Everyone’s still talking about Tuesday’s State of the Union Show, but what about the state of those who attended the State of the Union and made up what’s known in the business as the live audience? We were frankly alarmed by what we saw. Let’s just say there were many in the crowd who just don’t seem to be getting older and healthier.
For starters, Joe Biden looked gaunt. Has the president’s pet veep not been eating? When last spotted that night he was wet-eyed, brushing away tears. This was after the evening’s main speaker said Joe would be in charge of new job-retraining efforts in partnership with our community colleges. There he is, wanting to run for president, and he’s been told to go back to junior college. You would cry too if it happened to you.
Then we noticed Harry Reid, and let’s just say he displayed none of Dick Durbin’s ebullience. He appeared pained. What is going on? He never smiles these days. The pressure of being Harry Reid is destroying him.
Michelle had some nice guests with her in the balcony. To her left was a home-owning woman who is about to lose her unemployment benefits but who looked much more middle class than the penurious middle class the evening’s main speaker is creating. To that woman’s left was Dr. Jill Biden, who increasingly is being taken as her husband’s daughter. One question that arises: given Michelle’s and Dr. Jill’s connections, couldn’t they help find the unemployed woman between them a mortgage-paying job? Even at the 77 percent rate? Just asking.
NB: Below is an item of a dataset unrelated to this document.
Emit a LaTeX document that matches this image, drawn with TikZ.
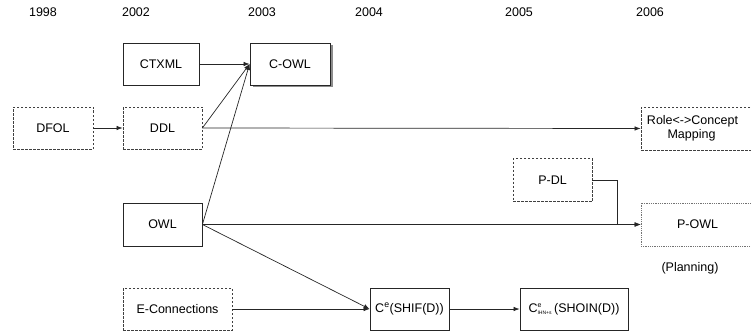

The evening’s sports-gender star was Jason Collins. He was up there near Michelle as well. If not for the TV cameras, we wouldn’t have known he was present. For some reason, the evening’s main speaker never called on him. He knew the feeling. When he came out of the locker room closet last year, he was ranked 360th among the NBA’s 360 active players. The more things change, the more they stay the same. Mr. Collins continues to ride the bench. Cruel are the dialectics of social change.
We would be remiss if we didn’t show at least one highlight from the main speaker’s performance. We liked his style when he took charge and thundered, “The debate is settled. Climate change is a fact.” So what did he mean by that, on a night of continuing record cold? Who knows? Who cares? It was warm in his limo on the drive over. He owed Al Gore a favor. He was thinking of blue Hawaii, where not bothering to think is the state’s proudest possession. Much later he talked up Obamacare, the greatest thing since apple pie with cinnamon. But if it’s so tasty, why not talk about it at the outset instead of just before the foreign policy section, by which time most viewers are in the snoring phase of their day? The debate is settled there too.
Of course, if our main speaker lauds Obamacare, we have to assume that he’s lying on this score well. Meaning, whatever is settled and a fact must be just the opposite. Which makes his signoff, “God bless you, and God bless the United States of America,” particularly curious. Was he actually conveying what the Rev. Wright used to thunder about the country we all live in?
Once the new dialectic kicks in, it becomes contagious. If we were to name Tuesday’s main speaker this week’s EOW, could that be construed as an actual endorsement? He’s termed an enemy because he’s in fact a friend? Just like Iran, which the main speaker insisted is busily eliminating its “stockpiles” of “higher level enriched uranium.” Meaning that it might be enriching those stockpiles to even higher levels.
Or to turn to the world of folk-singing, peace movements are mourning the death of Pete Seeger, he who famously sang, “If I had a hammer,” by which he meant, “If I had a hammer & sickle,” but polite people pretend that couldn’t have been the case. As the PBS NewsHour’s ever polite Jeffrey Brown put it, amid an effusive tribute to Seeger’s life, “Along the way, he joined the Communist Party, then renounced it.” A decade or two of devoted Stalinism reduced to a passing glance. Of course, in his own nervous mind Jeffrey Brown was probably being irresponsibly McCarthyite. This week’s EOW prize should steel him in that conviction. We’ll make a man of him yet.